Purchase Agreement ” shall mean the Membership Interest Purchase Agreement dated as of January 13, 2012 among LGAC, LGAC 3, LLC and Sellers (as such term is defined therein).

Quiet Enjoyment ” shall have the meaning given to such term in Section 8.12.

Records ” shall mean all forms of reproductions, transmissions, combinations of tracks or communications of Master Recordings, of any kind, nature or description, now known or hereafter devised, manufactured, distributed, transmitted or communicated on or at or through any medium or device primarily for home use, school use, juke box use, or use in any means of transportation, including records of sound alone and audiovisual records (including music videos and DVD), digital compact cassette tapes, analog cassettes, audio tapes, digital audio tapes, compact discs, videodiscs, minidiscs, vinyl records, SACD, DVD-Audio and CD-ROM, CD I and CD Plus recordings. For the avoidance of doubt, “Records” shall include the transmission or communication of a Master Recording directly to the consumer regardless of whether previously or subsequently embodied in a physical record configuration by any Person.

Refinancing Notice ” shall mean a notice substantially in the form of Exhibit N-1 or Exhibit N-2 , as applicable.

Register ” shall have the meaning given to such term in Section 13.3(e).

Regulation D ” shall mean Regulation D of the Board.

Related Fund ” shall have the meaning given to such term in Section 13.3(b).

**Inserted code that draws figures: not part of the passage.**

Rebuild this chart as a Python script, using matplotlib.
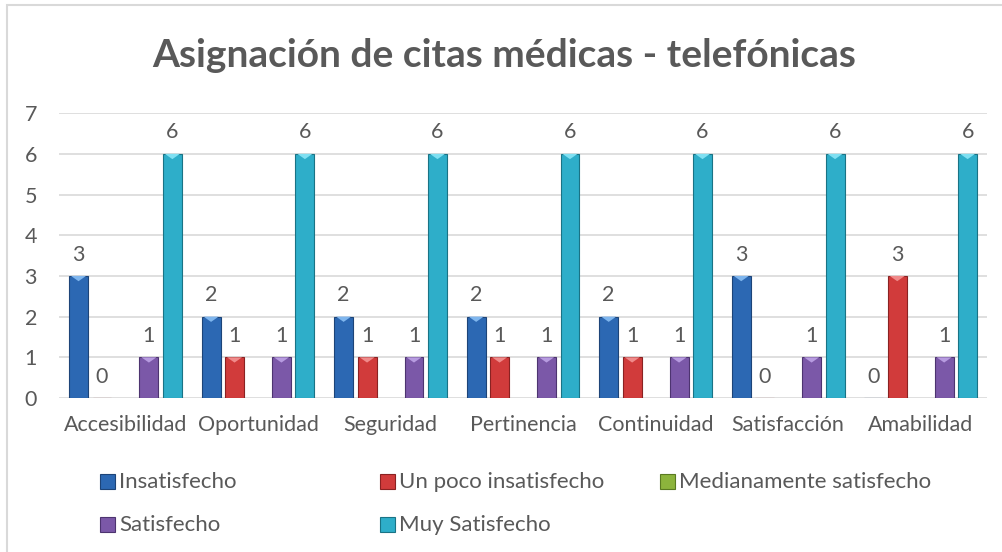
import matplotlib
matplotlib.use("Agg")
import matplotlib.pyplot as plt
import numpy as np
from matplotlib.patches import Polygon, Rectangle

categorias = ['Accesibilidad', 'Oportunidad', 'Seguridad', 'Pertinencia',
              'Continuidad', 'Satisfacción', 'Amabilidad']
series = ['Insatisfecho', 'Un poco insatisfecho', 'Medianamente satisfecho',
          'Satisfecho', 'Muy Satisfecho']
insatisfecho = [3, 2, 2, 2, 2, 3, 0]
poco_insatisfecho = [0, 1, 1, 1, 1, 0, 3]
medianamente = [None] * 7
satisfecho = [1, 1, 1, 1, 1, 1, 1]
muy_satisfecho = [6, 6, 6, 6, 6, 6, 6]
valores = [insatisfecho, poco_insatisfecho, medianamente, satisfecho, muy_satisfecho]

colores = ['#2c68b3', '#d13b3b', '#8cb43c', '#7b58a8', '#2eaec9']
bordes = ['#1d4478', '#8a2222', '#5a7a22', '#4d3470', '#1a7385']
brillos = ['#7fb6ee', '#f08a8a', '#c8e87c', '#b79be0', '#7fe0f2']
gris = '#595959'

plt.rcParams['font.family'] = ['Lato', 'DejaVu Sans']

fig = plt.figure(figsize=(10.03, 5.52), dpi=100)
ax = fig.add_axes([0.059, 0.279, 0.925, 0.516])

x = np.arange(len(categorias))
paso = 0.177
ancho = 0.143
for i, (nombre, vals) in enumerate(zip(series, valores)):
    pos = x + (i - 2) * paso
    for xi, v in zip(pos, vals):
        if v is None:
            continue
        b = ax.bar(xi, v, width=ancho, color=colores[i], edgecolor=bordes[i],
                   linewidth=0.8, zorder=3)[0]
        if v > 0:
            x0 = b.get_x()
            w = b.get_width()
            h = b.get_height()
            tri = Polygon([[x0 + w * 0.1, h], [x0 + w * 0.9, h],
                           [x0 + w / 2, h - 0.13]], closed=True,
                          color=brillos[i], zorder=4, lw=0)
            ax.add_patch(tri)
        ax.text(xi, v + 0.28, str(v), ha='center', va='bottom',
                fontsize=15.5, color=gris)

ax.set_xlim(-0.5, len(categorias) - 0.5)
ax.set_ylim(0, 7)
ax.set_yticks(range(0, 8))
ax.yaxis.grid(True, color='#d9d9d9', linewidth=1.2, zorder=0)
ax.set_axisbelow(True)
for s in ax.spines.values():
    s.set_visible(False)
ax.tick_params(length=0, labelsize=15.5, colors=gris)
ax.tick_params(axis='x', pad=12)
ax.tick_params(axis='y', pad=16)
ax.set_xticks(x)
ax.set_xticklabels(categorias)

fig.text(0.503, 0.9, 'Asignación de citas médicas - telefónicas',
         ha='center', va='center', fontsize=28, fontweight='bold', color=gris)

# leyenda en 3 columnas de igual ancho, como Excel
col_x = [100, 380, 660]
fila_y = [482, 525]
W, H = 1003, 552
for i, nombre in enumerate(series):
    cx = col_x[i % 3]
    cy = fila_y[i // 3]
    fig.patches.append(Rectangle((cx / W, (H - cy - 7) / H), 15 / W, 15 / H,
                                 transform=fig.transFigure, facecolor=colores[i],
                                 edgecolor=bordes[i], lw=0.8))
    fig.text((cx + 19) / W, (H - cy) / H, nombre, ha='left', va='center',
             fontsize=16, color=gris)

# borde del grafico
fig.patches.append(Rectangle((7 / W, -0.1), 1.2, (H - 5) / H + 0.1,
                             transform=fig.transFigure, fill=False,
                             edgecolor='#d9d9d9', lw=1.5))

fig.savefig('out.png', dpi=100)
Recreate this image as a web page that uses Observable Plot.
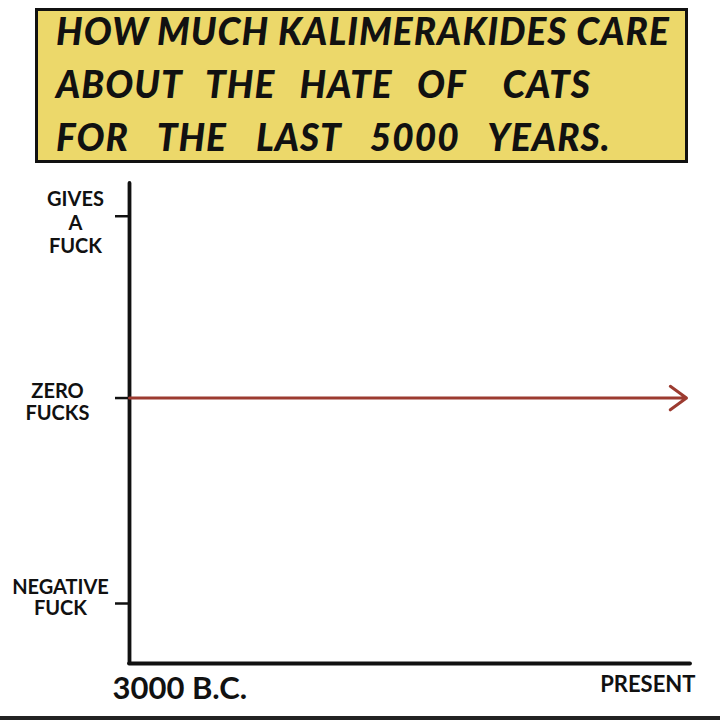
<!DOCTYPE html>
<html>
<head>
<meta charset="utf-8">
<script src="https://cdn.jsdelivr.net/npm/d3@7"></script>
<script src="https://cdn.jsdelivr.net/npm/@observablehq/plot@0.6"></script>
<style>
  html, body { margin: 0; padding: 0; background: #fff; }
  #wrap { position: relative; width: 720px; height: 720px; overflow: hidden; background: #fff; }
  #title {
    position: absolute; left: 35px; top: 8px; width: 647px; height: 149px;
    background: #ecd86a; border: 3px solid #111; box-sizing: content-box;
  }
  #titleText {
    position: relative; top: -7px; left: 18px;
    font-family: "Lato", sans-serif; font-weight: 900; font-style: italic;
    font-size: 37px; letter-spacing: 1px; color: #111; line-height: 53px;
    white-space: pre;
  }
  #chart { position: absolute; left: 0; top: 170px; }
  #edge { position: absolute; left: 0; top: 716px; width: 720px; height: 4px; background: #222; }
</style>
</head>
<body>
<div id="wrap">
  <div id="title"><div id="titleText"></div></div>
  <div id="chart"></div>
  <div id="edge"></div>
</div>
<script>
// ---- data ----
const titleLines = ["HOW MUCH KALIMERAKIDES CARE", "ABOUT  THE  HATE  OF   CATS", "FOR  THE  LAST  5000  YEARS."];
const years = [-3000, 2000];              // 3000 B.C. -> present
const careLevel = [0, 0];                 // zero fucks throughout
const yTicks = [1, 0, -1.13];
const yLabels = ["GIVES\nA\nFUCK", "ZERO\nFUCKS", "NEGATIVE\nFUCK"];
const xTicks = [-3000, 2000];
const xLabels = ["3000 B.C.", "PRESENT"];

const titleWordSpacing = [0, 3.3, 5.6];
const titleEl = document.getElementById("titleText");
titleLines.forEach((t, i) => {
  const d = document.createElement("div");
  d.textContent = t;
  d.style.wordSpacing = titleWordSpacing[i] + "px";
  titleEl.appendChild(d);
});

const series = [{x1: years[0], y1: careLevel[0], x2: years[1], y2: careLevel[1]}];
const yTable = yTicks.map((v, i) => ({v, label: yLabels[i]}));
const xTable = xTicks.map((v, i) => ({v, label: xLabels[i]}));

const labelDx = [-54, -72, -69];
const labelDy = [6, 4, -6];
const labelLH = [1.16, 1.08, 1.08];

const plot = Plot.plot({
  width: 720,
  height: 546,
  marginTop: 13,
  marginBottom: 53,
  marginLeft: 129,
  marginRight: 30,
  x: {domain: [-3000, 2000], axis: null},
  y: {domain: [-1.46, 1.18], axis: null},
  style: {fontFamily: "Lato, sans-serif", background: "transparent"},
  marks: [
    Plot.ruleX([years[0]], {stroke: "#111", strokeWidth: 3.8, strokeLinecap: "round"}),
    Plot.ruleY([-1.46], {stroke: "#111", strokeWidth: 3.8, strokeLinecap: "round"}),
    Plot.axisY({ticks: yTicks, tickSize: 14, tickFormat: () => "", stroke: "#111", strokeWidth: 2.5}),
    ...yTable.map((d, i) => Plot.text([d], {
      x: () => years[0], y: "v", text: "label",
      dx: labelDx[i], dy: labelDy[i], textAnchor: "middle", lineAnchor: "middle",
      fontSize: 20, fontWeight: "bold", lineHeight: labelLH[i], fill: "#111"
    })),
    Plot.arrow(series, {
      x1: "x1", y1: "y1", x2: "x2", y2: "y2", insetEnd: 4,
      stroke: "#9c3b30", strokeWidth: 3, headLength: 10, headAngle: 72, bend: 0
    }),
    Plot.text([xTable[0]], {x: "v", text: "label", frameAnchor: "bottom", dy: 26, dx: -17,
      textAnchor: "start", lineAnchor: "middle", fontSize: 31, fontWeight: "bold", fill: "#111"}),
    Plot.text([xTable[1]], {x: "v", text: "label", frameAnchor: "bottom", dy: 21, dx: 5,
      textAnchor: "end", lineAnchor: "middle", fontSize: 22, fontWeight: "bold", fill: "#111"})
  ]
});
document.getElementById("chart").appendChild(plot);
</script>
</body>
</html>
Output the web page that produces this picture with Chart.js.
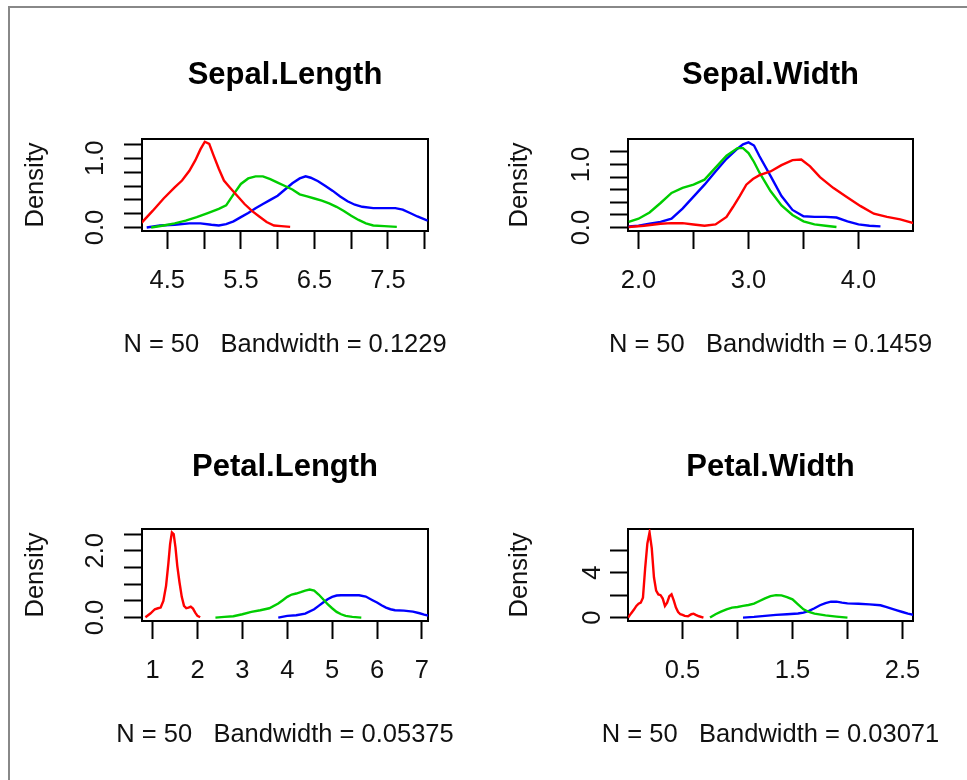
<!DOCTYPE html>
<html><head><meta charset="utf-8">
<script src="https://cdn.jsdelivr.net/npm/chart.js@4.4.0/dist/chart.umd.min.js"></script>
<style>
html,body{margin:0;padding:0;background:#fff;}
body{width:967px;height:780px;position:relative;overflow:hidden;}
#frame{position:absolute;left:8px;top:6px;width:980px;height:800px;border-top:2px solid #888;border-left:2px solid #888;}
canvas{position:absolute;}
</style></head><body>
<div id="frame"></div>
<canvas id="c1" width="570" height="390" style="left:0;top:0"></canvas>
<canvas id="c2" width="573" height="390" style="left:484px;top:0"></canvas>
<canvas id="c3" width="570" height="390" style="left:0;top:390px"></canvas>
<canvas id="c4" width="573" height="390" style="left:484px;top:390px"></canvas>
<script>
// ---- Sepal.Length densities ----
const slSetosaX = [4.10,4.16,4.30,4.45,4.60,4.70,4.80,4.88,4.95,5.01,5.07,5.13,5.20,5.27,5.35,5.45,5.55,5.65,5.75,5.85,5.95,6.05,6.17];
const slSetosaY = [0.10,0.08,0.24,0.42,0.58,0.68,0.82,0.97,1.13,1.24,1.21,1.04,0.85,0.68,0.58,0.46,0.34,0.24,0.16,0.08,0.03,0.02,0.01];
const slVersicolorX = [4.28,4.45,4.60,4.75,4.90,5.05,5.20,5.30,5.40,5.50,5.60,5.70,5.80,5.90,6.00,6.10,6.20,6.30,6.40,6.50,6.60,6.70,6.80,6.90,7.00,7.10,7.20,7.30,7.45,7.62];
const slVersicolorY = [0.00,0.03,0.06,0.10,0.15,0.21,0.27,0.32,0.48,0.63,0.71,0.74,0.74,0.70,0.65,0.60,0.55,0.48,0.45,0.42,0.39,0.35,0.30,0.24,0.17,0.11,0.06,0.03,0.02,0.01];
const slVirginicaX = [4.22,4.40,4.60,4.80,4.95,5.10,5.20,5.30,5.40,5.50,5.60,5.70,5.80,5.90,6.00,6.10,6.20,6.30,6.38,6.45,6.55,6.65,6.75,6.85,6.95,7.05,7.15,7.30,7.45,7.60,7.70,7.80,7.90,8.04];
const slVirginicaY = [0.00,0.03,0.04,0.06,0.06,0.04,0.03,0.05,0.09,0.15,0.21,0.28,0.34,0.40,0.46,0.55,0.64,0.71,0.74,0.72,0.67,0.60,0.53,0.45,0.38,0.33,0.30,0.28,0.28,0.28,0.26,0.21,0.16,0.10];
// ---- Sepal.Width densities ----
const swSetosaX = [1.91,2.05,2.20,2.30,2.40,2.50,2.60,2.70,2.80,2.86,2.92,2.98,3.04,3.10,3.20,3.30,3.40,3.48,3.56,3.65,3.77,3.89,4.02,4.14,4.26,4.38,4.50];
const swSetosaY = [0.01,0.03,0.06,0.07,0.07,0.05,0.03,0.05,0.17,0.33,0.50,0.68,0.77,0.83,0.89,0.99,1.07,1.08,0.97,0.80,0.63,0.49,0.34,0.22,0.17,0.13,0.07];
const swVersicolorX = [1.91,2.00,2.10,2.20,2.30,2.40,2.50,2.60,2.70,2.80,2.90,2.95,3.00,3.05,3.10,3.20,3.30,3.40,3.50,3.60,3.70,3.80];
const swVersicolorY = [0.09,0.14,0.24,0.39,0.55,0.63,0.68,0.76,0.95,1.14,1.26,1.26,1.18,1.04,0.87,0.58,0.35,0.20,0.10,0.05,0.03,0.01];
const swVirginicaX = [1.91,2.00,2.10,2.20,2.30,2.40,2.50,2.60,2.70,2.80,2.90,2.95,3.00,3.05,3.10,3.20,3.30,3.40,3.50,3.60,3.70,3.80,3.90,4.00,4.10,4.20];
const swVirginicaY = [0.02,0.03,0.06,0.09,0.14,0.30,0.49,0.68,0.89,1.09,1.25,1.32,1.35,1.30,1.13,0.82,0.50,0.28,0.18,0.17,0.17,0.16,0.10,0.05,0.03,0.02];
// ---- Petal.Length densities ----
const plSetosaX = [0.84,0.95,1.05,1.12,1.18,1.24,1.30,1.35,1.39,1.43,1.47,1.51,1.55,1.60,1.65,1.70,1.75,1.80,1.85,1.90,1.95,2.00,2.06];
const plSetosaY = [0.01,0.12,0.25,0.28,0.30,0.50,0.95,1.60,2.20,2.55,2.50,2.10,1.55,1.05,0.62,0.35,0.28,0.30,0.33,0.27,0.15,0.05,0.01];
const plVersicolorX = [2.40,2.60,2.80,3.00,3.20,3.40,3.60,3.80,3.90,4.00,4.10,4.20,4.30,4.40,4.50,4.60,4.70,4.80,4.90,5.00,5.10,5.20,5.30,5.45,5.65];
const plVersicolorY = [0.00,0.02,0.04,0.10,0.17,0.22,0.28,0.42,0.52,0.62,0.69,0.72,0.76,0.81,0.84,0.81,0.69,0.55,0.40,0.28,0.17,0.10,0.05,0.02,0.00];
const plVirginicaX = [3.80,4.00,4.20,4.40,4.60,4.70,4.80,4.90,5.00,5.10,5.20,5.40,5.60,5.75,5.90,6.00,6.10,6.20,6.30,6.40,6.60,6.80,6.95,7.05,7.15];
const plVirginicaY = [0.00,0.05,0.07,0.12,0.25,0.35,0.45,0.55,0.62,0.66,0.67,0.67,0.67,0.63,0.52,0.45,0.37,0.30,0.25,0.22,0.21,0.18,0.13,0.09,0.06];
// ---- Petal.Width densities ----
const pwSetosaX = [0.005,0.03,0.06,0.08,0.10,0.12,0.14,0.16,0.18,0.20,0.22,0.24,0.26,0.28,0.30,0.32,0.34,0.36,0.38,0.40,0.42,0.44,0.46,0.48,0.50,0.52,0.55,0.58,0.60,0.62,0.65,0.69];
const pwSetosaY = [0.00,0.35,0.74,1.04,1.24,1.33,1.78,4.40,6.60,7.60,6.20,3.60,2.40,2.07,2.00,1.70,1.04,1.33,1.90,2.07,1.54,0.90,0.50,0.30,0.24,0.15,0.12,0.30,0.35,0.24,0.12,0.00];
const pwVersicolorX = [0.75,0.80,0.85,0.90,0.95,1.00,1.05,1.10,1.15,1.20,1.25,1.30,1.35,1.40,1.45,1.50,1.55,1.60,1.65,1.70,1.80,1.90,2.00];
const pwVersicolorY = [0.00,0.30,0.53,0.74,0.89,0.95,1.04,1.12,1.24,1.48,1.72,1.92,2.00,1.98,1.83,1.63,1.18,0.74,0.50,0.35,0.20,0.09,0.00];
const pwVirginicaX = [1.05,1.15,1.25,1.35,1.45,1.55,1.60,1.65,1.70,1.75,1.80,1.85,1.90,1.95,2.00,2.10,2.20,2.30,2.35,2.40,2.45,2.50,2.55,2.60];
const pwVirginicaY = [0.00,0.06,0.15,0.24,0.30,0.36,0.44,0.60,0.83,1.10,1.30,1.42,1.42,1.33,1.27,1.24,1.18,1.10,0.95,0.80,0.65,0.50,0.35,0.24];

// ---- titles, axes, tick labels ----
const panelTitles = ["Sepal.Length","Sepal.Width","Petal.Length","Petal.Width"];
const panelSubs = ["N = 50   Bandwidth = 0.1229","N = 50   Bandwidth = 0.1459","N = 50   Bandwidth = 0.05375","N = 50   Bandwidth = 0.03071"];
const yAxisLabel = "Density";
const slXTicks = [4.5,5.0,5.5,6.0,6.5,7.0,7.5,8.0];
const slXLabels = ["4.5","","5.5","","6.5","","7.5",""];
const swXTicks = [2.0,2.5,3.0,3.5,4.0];
const swXLabels = ["2.0","","3.0","","4.0"];
const plXTicks = [1,2,3,4,5,6,7];
const plXLabels = ["1","2","3","4","5","6","7"];
const pwXTicks = [0.5,1.0,1.5,2.0,2.5];
const pwXLabels = ["0.5","","1.5","","2.5"];
const sepalYTicks = [0,0.2,0.4,0.6,0.8,1.0,1.2];
const sepalYLabels = ["0.0","","","","","1.0",""];
const plYTicks = [0,0.5,1.0,1.5,2.0,2.5];
const plYLabels = ["0.0","","","","2.0",""];
const pwYTicks = [0,2,4,6];
const pwYLabels = ["0","","4",""];
const slXRange = [4.156,8.044], swXRange = [1.904,4.496], plXRange = [0.764,7.136], pwXRange = [0.004,2.596];
const slYRange = [-0.05,1.28], swYRange = [-0.054,1.404], plYRange = [-0.102,2.652], pwYRange = [-0.304,7.904];
const speciesColors = ["#ff0000","#00cd00","#0000ff"];

Chart.defaults.font.family = '"Liberation Sans", Arial, sans-serif';
Chart.defaults.color = '#111';

const FONT = 25.5;
const TFONT = 31;
const boxPlugin = {
  id: 'rbox',
  beforeDatasetsDraw(chart) {
    const {ctx, chartArea: a} = chart;
    ctx.save();
    ctx.strokeStyle = '#000';
    ctx.lineWidth = 2;
    ctx.strokeRect(a.left, a.top, a.right - a.left, a.bottom - a.top);
    ctx.restore();
  }
};

function pts(xs, ys) { return xs.map((x, i) => ({x: x, y: ys[i]})); }

function makePanel(id, p) {
  const cv = document.getElementById(id);
  const W = cv.width, H = cv.height;
  const subH = 60, subPadBottom = 30;
  const titleLH = TFONT * 1.2;
  const titlePadTop = p.titleMid - titleLH / 2;
  const titlePadBottom = p.box[2] - titlePadTop - titleLH;
  const datasets = p.series.map((s, i) => ({
    data: pts(s[0], s[1]),
    borderColor: speciesColors[i],
    borderWidth: 2.4,
    pointRadius: 0,
    tension: 0,
    fill: false
  }));
  new Chart(cv, {
    type: 'scatter',
    data: {datasets},
    plugins: [boxPlugin],
    options: {
      responsive: false, animation: false, devicePixelRatio: 1,
      showLine: true,
      layout: {padding: 0},
      plugins: {
        legend: {display: false}, tooltip: {enabled: false},
        title: {display: true, text: p.title, color: '#000', position: 'top', align: 'center',
                font: {size: TFONT, weight: 'bold'}, padding: {top: titlePadTop, bottom: titlePadBottom}},
        subtitle: {display: true, text: p.sub, color: '#111', position: 'bottom', align: 'center',
                   font: {size: FONT, weight: 'normal'}, padding: {top: subH - subPadBottom - FONT * 1.2, bottom: subPadBottom}}
      },
      scales: {
        x: {
          type: 'linear', position: 'bottom', min: p.xr[0], max: p.xr[1],
          afterBuildTicks: s => { s.ticks = p.xt.map(v => ({value: v})); },
          afterFit: s => { s.height = H - p.box[3] - subH; s.paddingLeft = 0; s.paddingRight = 0; },
          ticks: {autoSkip: false, maxRotation: 0, minRotation: 0, padding: 17, color: '#111',
                  font: {size: FONT}, callback: (v, i) => p.xl[i]},
          grid: {display: true, drawOnChartArea: false, drawTicks: true, tickLength: 18, tickWidth: 2, tickColor: '#000'},
          border: {display: false}
        },
        y: {
          type: 'linear', position: 'left', min: p.yr[0], max: p.yr[1],
          afterBuildTicks: s => { s.ticks = p.yt.map(v => ({value: v})); },
          afterFit: s => { s.width = p.box[0]; s.paddingTop = 0; s.paddingBottom = 0; },
          ticks: {autoSkip: false, minRotation: 90, maxRotation: 90, crossAlign: 'center', padding: 10,
                  color: '#111', font: {size: FONT}, callback: (v, i) => p.yl[i]},
          grid: {display: true, drawOnChartArea: false, drawTicks: true, tickLength: 18, tickWidth: 2, tickColor: '#000'},
          border: {display: false},
          title: {display: true, text: yAxisLabel, color: '#111', font: {size: FONT}, padding: {top: 21, bottom: 0}}
        },
        yr: {
          type: 'linear', position: 'right', min: p.yr[0], max: p.yr[1],
          afterFit: s => { s.width = W - p.box[1]; s.paddingTop = 0; s.paddingBottom = 0; },
          ticks: {display: false}, grid: {display: false}, border: {display: false}
        }
      }
    }
  });
}

makePanel('c1', {title: panelTitles[0], sub: panelSubs[0], box: [142, 428, 139, 231], titleMid: 75,
  xr: slXRange, yr: slYRange, xt: slXTicks, xl: slXLabels, yt: sepalYTicks, yl: sepalYLabels,
  series: [[slSetosaX, slSetosaY], [slVersicolorX, slVersicolorY], [slVirginicaX, slVirginicaY]]});
makePanel('c2', {title: panelTitles[1], sub: panelSubs[1], box: [144, 429, 139, 231], titleMid: 75,
  xr: swXRange, yr: swYRange, xt: swXTicks, xl: swXLabels, yt: sepalYTicks, yl: sepalYLabels,
  series: [[swSetosaX, swSetosaY], [swVersicolorX, swVersicolorY], [swVirginicaX, swVirginicaY]]});
makePanel('c3', {title: panelTitles[2], sub: panelSubs[2], box: [142, 428, 139, 231], titleMid: 77,
  xr: plXRange, yr: plYRange, xt: plXTicks, xl: plXLabels, yt: plYTicks, yl: plYLabels,
  series: [[plSetosaX, plSetosaY], [plVersicolorX, plVersicolorY], [plVirginicaX, plVirginicaY]]});
makePanel('c4', {title: panelTitles[3], sub: panelSubs[3], box: [144, 429, 139, 231], titleMid: 77,
  xr: pwXRange, yr: pwYRange, xt: pwXTicks, xl: pwXLabels, yt: pwYTicks, yl: pwYLabels,
  series: [[pwSetosaX, pwSetosaY], [pwVersicolorX, pwVersicolorY], [pwVirginicaX, pwVirginicaY]]});
</script>
</body></html>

Release ” shall mean any release, spill, emission, leaking, pumping, injection, deposit, disposal, discharge, dispersal, leaching or migration of Hazardous Materials into the indoor or outdoor environment, including the movement of Hazardous Materials through ambient air, soil, surface water, ground water, wetlands, land or subsurface strata.

Released Picture Expense Reserve Amount ” shall have the meaning set forth in the Services Agreement.